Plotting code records
--------------------------------
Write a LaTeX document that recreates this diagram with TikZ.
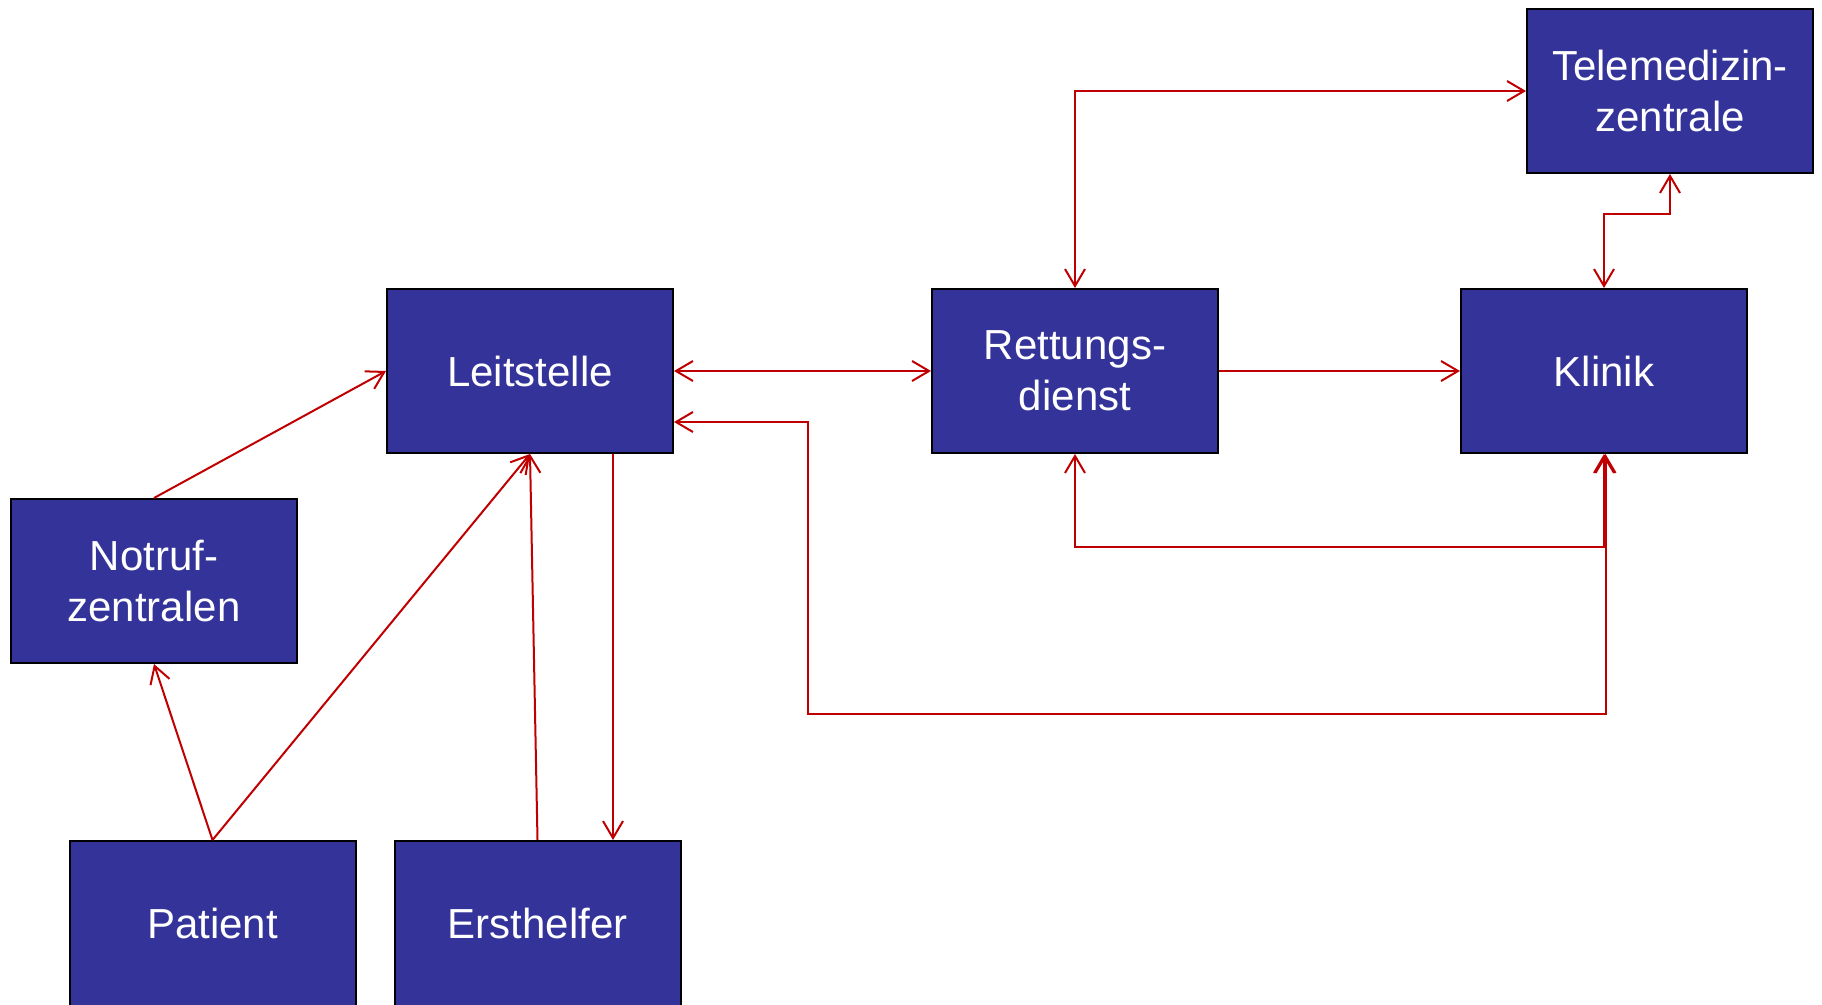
\documentclass[tikz,border=0pt]{standalone}
\usepackage{fontspec}
\setmainfont{Liberation Sans}
\usetikzlibrary{arrows.meta,calc}
\definecolor{boxblue}{RGB}{51,51,153}
\definecolor{linkred}{RGB}{192,0,0}
\begin{document}
\begin{tikzpicture}[x=1pt,y=-1pt,
  unit/.style={draw=black,line width=2pt,fill=boxblue,text=white,
    minimum width=286pt,minimum height=164pt,inner sep=0pt,align=center,
    font=\fontsize{42}{51}\selectfont},
  cutunit/.style={unit,minimum height=204pt,anchor=north,
    label={[text=white,font=\fontsize{42}{51}\selectfont,yshift=20pt]center:#1}},
  link/.style={draw=linkred,line width=2pt,
    arrows={-}, >={Straight Barb[length=17pt,width=20pt]}}]
\clip (0,0) rectangle (1822,1004);
\fill[white] (0,0) rectangle (1822,1004);
\node[unit] (Tele) at (1670,91) {Telemedizin-\\zentrale};
\node[unit] (Leit) at (530,371) {Leitstelle};
\node[unit] (Rett) at (1075,371) {Rettungs-\\dienst};
\node[unit] (Klin) at (1604,371) {Klinik};
\node[unit] (Not) at (154,581) {Notruf-\\zentralen};
\node[cutunit=Patient] (Pat) at (212.5,840) {};
\node[cutunit=Ersthelfer] (Erst) at (537.5,840) {};

\draw[link,<->] (Leit.east) -- (Rett.west);
\draw[link,->] (Rett.east) -- (Klin.west);
\draw[link,<->] (Rett.north) |- (Tele.west);
\draw[link,<->] (Tele.south) -- ++(0,40) -| (Klin.north);
\draw[link,<->] (Rett.south) -- ++(0,93) -| (Klin.south);
\draw[link,<->] ([yshift=-51pt]Leit.east) -- ++(134,0) -- ++(0,292) -| ([xshift=1.5pt]Klin.south);
\draw[link,->] (Not.north) -- (Leit.west);
\draw[link,->] (Pat.north) -- (Not.south);
\draw[link,->] (Pat.north) -- (Leit.south);
\draw[link,->] (Erst.north) -- (Leit.south);
\draw[link,->] ([xshift=83pt]Leit.south) -- ([xshift=75.5pt]Erst.north);
\end{tikzpicture}
\end{document}
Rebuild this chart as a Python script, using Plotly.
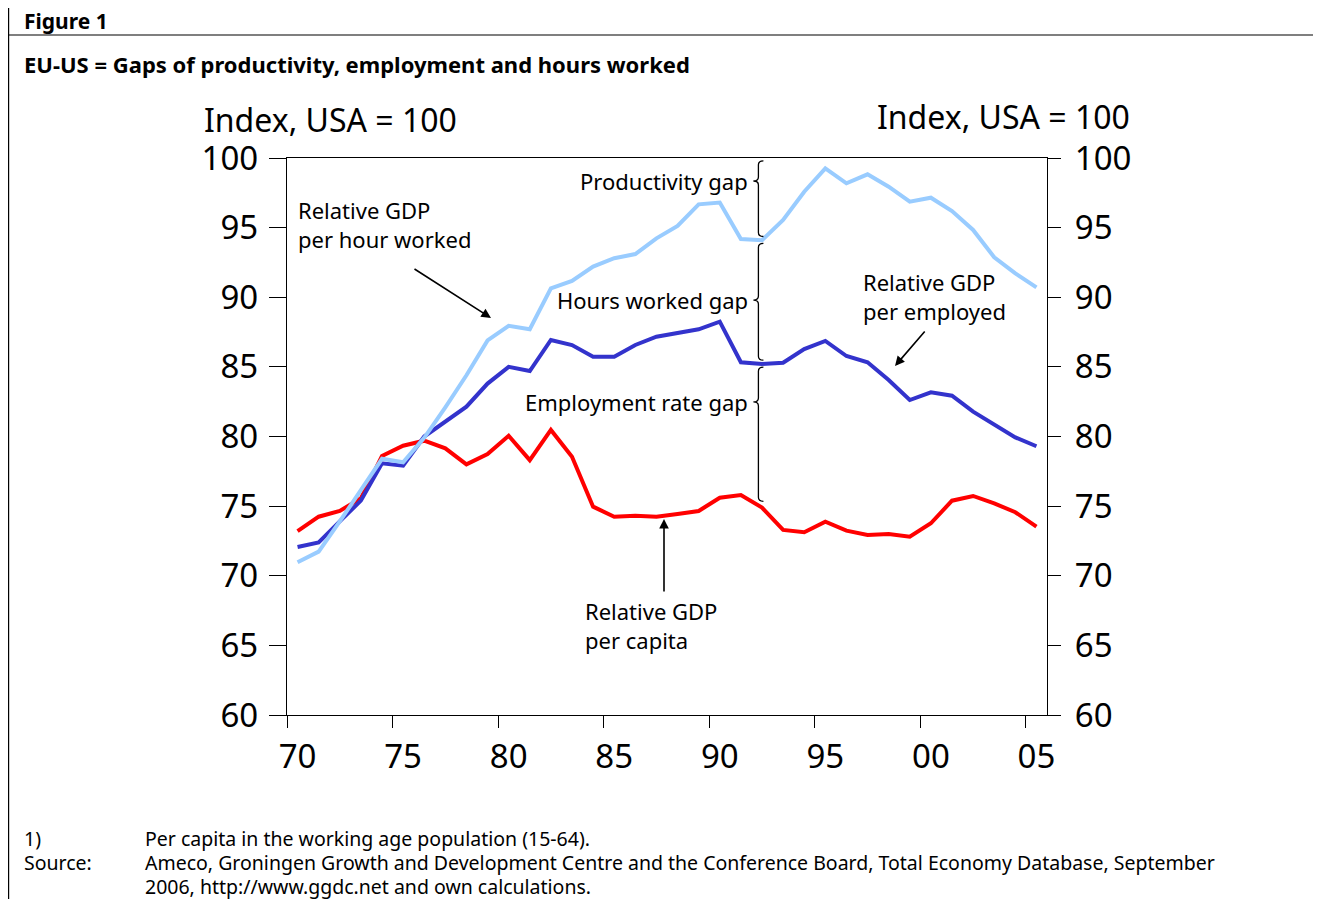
import plotly.graph_objects as go

years = list(range(1970, 2006))
year_labels = ["70", "75", "80", "85", "90", "95", "00", "05"]
label_years = [1970, 1975, 1980, 1985, 1990, 1995, 2000, 2005]

gdp_per_hour = [70.97, 71.73, 73.9, 76.1, 78.4, 78.15, 79.9, 82.1, 84.4, 86.9,
                87.95, 87.7, 90.64, 91.17, 92.2, 92.8, 93.1, 94.23, 95.12, 96.67,
                96.8, 94.18, 94.1, 95.55, 97.58, 99.26, 98.18, 98.83, 97.94, 96.86,
                97.15, 96.19, 94.83, 92.87, 91.72, 90.71]
gdp_per_employed = [72.07, 72.4, 73.9, 75.4, 78.07, 77.9, 80.0, 81.1, 82.14, 83.8,
                    85.0, 84.7, 86.93, 86.57, 85.73, 85.73, 86.57, 87.17, 87.46, 87.7,
                    88.25, 85.33, 85.21, 85.3, 86.28, 86.86, 85.78, 85.33, 84.06, 82.62,
                    83.17, 82.93, 81.78, 80.9, 79.94, 79.3]
gdp_per_capita = [73.2, 74.24, 74.65, 75.56, 78.6, 79.34, 79.7, 79.15, 78.0, 78.74,
                  80.05, 78.3, 80.47, 78.55, 74.96, 74.24, 74.31, 74.24, 74.43, 74.65,
                  75.6, 75.8, 74.89, 73.29, 73.12, 73.88, 73.24, 72.93, 73.0, 72.8,
                  73.77, 75.39, 75.73, 75.2, 74.56, 73.53]

y_ticks = [60, 65, 70, 75, 80, 85, 90, 95, 100]

# page geometry (the page body has an 8px margin)
OFF = 8
W, H = 1321, 899
L, R, T, B = 287, 1047, 158, 715
FONT = "Noto Sans"

def px(x):
    return (x - L) / (R - L)

def py(y):
    return (B - y) / (B - T)

fig = go.Figure()
fig.add_trace(go.Scatter(x=years, y=gdp_per_capita, mode="lines",
                         line=dict(color="#FF0000", width=4), hoverinfo="skip"))
fig.add_trace(go.Scatter(x=years, y=gdp_per_employed, mode="lines",
                         line=dict(color="#3333CC", width=4), hoverinfo="skip"))
fig.add_trace(go.Scatter(x=years, y=gdp_per_hour, mode="lines",
                         line=dict(color="#99CCFF", width=4), hoverinfo="skip"))
# helper trace to carry the secondary axes
fig.add_trace(go.Scatter(x=[None], y=[None], xaxis="x2", yaxis="y2", mode="lines",
                         hoverinfo="skip"))

xr = [1969.5, 2005.5]
yr = [60, 100]

fig.update_layout(
    width=W - OFF, height=H - OFF,
    margin=dict(l=L - OFF, r=W - R, t=T - OFF, b=H - B, pad=0),
    paper_bgcolor="white", plot_bgcolor="white",
    showlegend=False,
    font=dict(family=FONT, color="black"),
    xaxis=dict(range=xr, tickmode="array", tickvals=[v - 0.5 for v in label_years],
               ticktext=[""] * len(label_years), ticks="outside", ticklen=12,
               tickwidth=1.3, tickcolor="black", showline=True, linecolor="black",
               linewidth=1.3, mirror=True, showgrid=False, zeroline=False),
    xaxis2=dict(range=xr, overlaying="x", anchor="y2", side="bottom", tickmode="array",
                tickvals=label_years, ticktext=year_labels, ticks="outside",
                ticklen=12, tickcolor="rgba(0,0,0,0)", showline=False, showgrid=False,
                zeroline=False, tickfont=dict(size=33, family=FONT, color="black")),
    yaxis=dict(range=yr, tickmode="array", tickvals=y_ticks, ticks="outside",
               ticklen=17, tickwidth=1.3, tickcolor="black", showline=True,
               linecolor="black", linewidth=1.3, showgrid=False, zeroline=False,
               ticklabelstandoff=4,
               tickfont=dict(size=33, family=FONT, color="black")),
    yaxis2=dict(range=yr, overlaying="y", anchor="x2", side="right", tickmode="array",
                tickvals=y_ticks, ticks="outside", ticklen=13, tickwidth=1.3,
                tickcolor="black", showline=True, linecolor="black", linewidth=1.3,
                showgrid=False, zeroline=False, ticklabelstandoff=7,
                tickfont=dict(size=33, family=FONT, color="black")),
)

# frame lines of the figure box
shapes = [
    dict(type="line", xref="paper", yref="paper", x0=px(8.6), x1=px(1321), y0=py(35), y1=py(35),
         line=dict(color="black", width=1.2)),
    dict(type="line", xref="paper", yref="paper", x0=px(8.6), x1=px(8.6), y0=py(0), y1=py(899),
         line=dict(color="black", width=1.2)),
]

# braces showing the gaps near 1992
bx = 1991.83
xu = (R - L) / (xr[1] - xr[0])
yu = (B - T) / (yr[1] - yr[0])
w = 5 / xu
r = 4 / yu

def interp(series, x):
    i = int(x) - 1970
    f = x - int(x)
    return series[i] * (1 - f) + series[i + 1] * f

gap = 0.25
b1 = (100 - 0.2, interp(gdp_per_hour, bx) + gap, 98.35)
b2 = (interp(gdp_per_hour, bx) - gap, interp(gdp_per_employed, bx) + gap, 89.8)
b3 = (interp(gdp_per_employed, bx) - gap, interp(gdp_per_capita, bx) + 0.3, 82.48)

def brace(yt, yb, ym):
    x = bx
    return (f"M {x + w},{yt} Q {x},{yt} {x},{yt - r} L {x},{ym + r} "
            f"Q {x},{ym} {x - w},{ym} Q {x},{ym} {x},{ym - r} "
            f"L {x},{yb + r} Q {x},{yb} {x + w},{yb}")

for yt, yb, ym in (b1, b2, b3):
    shapes.append(dict(type="path", xref="x", yref="y", path=brace(yt, yb, ym),
                       line=dict(color="black", width=1.3)))

fig.update_layout(shapes=shapes)

ann = []

def text(x, y, s, size, xanchor="left", yanchor="middle", bold=False):
    ann.append(dict(xref="paper", yref="paper", x=px(x), y=py(y), text=(f"<b>{s}</b>" if bold else s),
                    showarrow=False, xanchor=xanchor, yanchor=yanchor, align="left",
                    font=dict(size=size, family=FONT, color="black")))

def arrow(x_head, y_head, x_tail, y_tail):
    ann.append(dict(xref="paper", yref="paper", x=px(x_head), y=py(y_head), text="",
                    showarrow=True, ax=x_tail - x_head, ay=y_tail - y_head,
                    axref="pixel", ayref="pixel", arrowhead=2, arrowsize=1.2,
                    arrowwidth=1.6, arrowcolor="black"))

text(22, 21, "Figure 1", 21, bold=True)
text(22, 64, "EU-US = Gaps of productivity, employment and hours worked", 22, bold=True)
text(202, 120, "Index, USA = 100", 32)
text(1132, 117, "Index, USA = 100", 32, xanchor="right")

text(296, 225, "Relative GDP<br>per hour worked", 22)
text(861, 296, "Relative GDP<br>per employed", 22)
text(583, 625, "Relative GDP<br>per capita", 22)
text(750, 181, "Productivity gap", 22, xanchor="right")
text(750, 300, "Hours worked gap", 22, xanchor="right")
text(750, 402, "Employment rate gap", 22, xanchor="right")

arrow(491, 318, 413, 268)
arrow(895, 366, 926, 330)
arrow(664, 519, 664, 593)

text(22, 838, "1)", 19.5)
text(143, 838, "Per capita in the working age population (15-64).", 19.5)
text(22, 862, "Source:", 19.5)
text(143, 862, "Ameco, Groningen Growth and Development Centre and the Conference Board, Total Economy Database, September", 19.5)
text(143, 886, "2006, http://www.ggdc.net and own calculations.", 19.5)

fig.update_layout(annotations=ann)

fig.write_html("out.html")
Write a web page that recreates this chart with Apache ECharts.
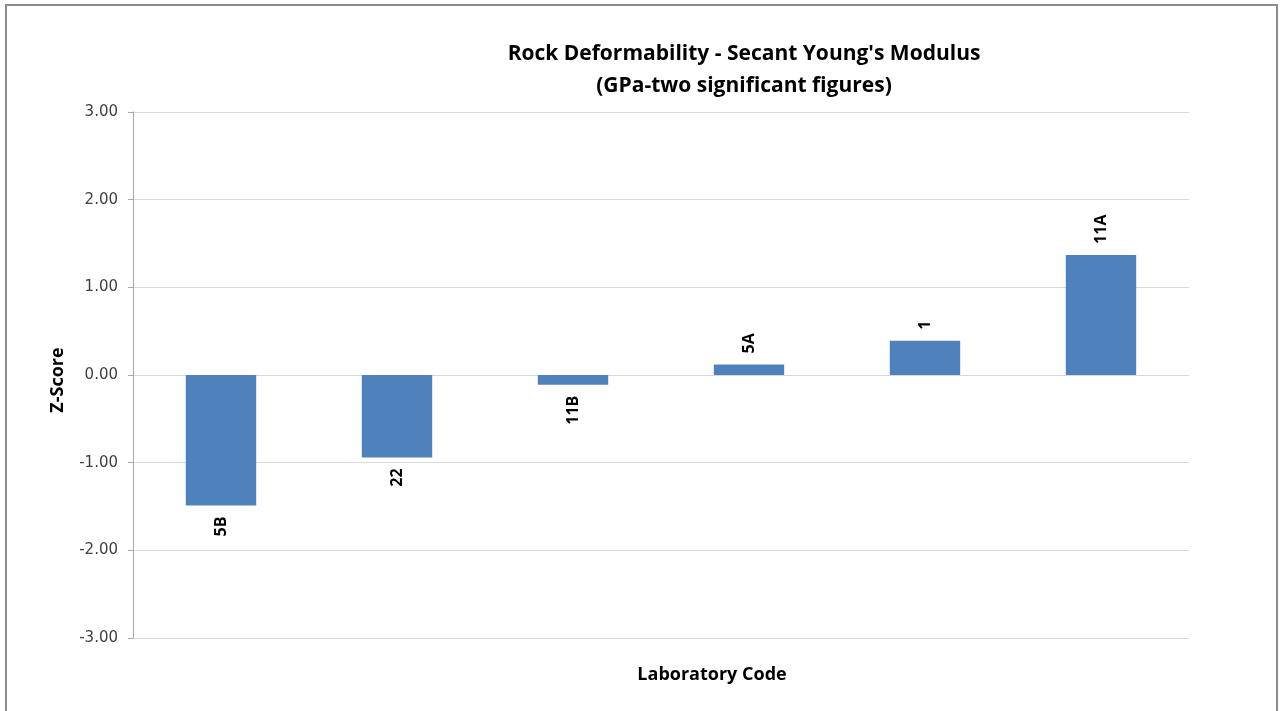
--------------------------------
_EXERCISE TASK_
Omit all pictures, then copy the lines between the ones holding "Rebuild this chart" and "label_years = [1970, 1975, 1980, 1985, 1990, 1995, 2000, 2005]", inclusive.

_TASK SOLUTION_
Rebuild this chart as a Python script, using Plotly.
import plotly.graph_objects as go

years = list(range(1970, 2006))
year_labels = ["70", "75", "80", "85", "90", "95", "00", "05"]
label_years = [1970, 1975, 1980, 1985, 1990, 1995, 2000, 2005]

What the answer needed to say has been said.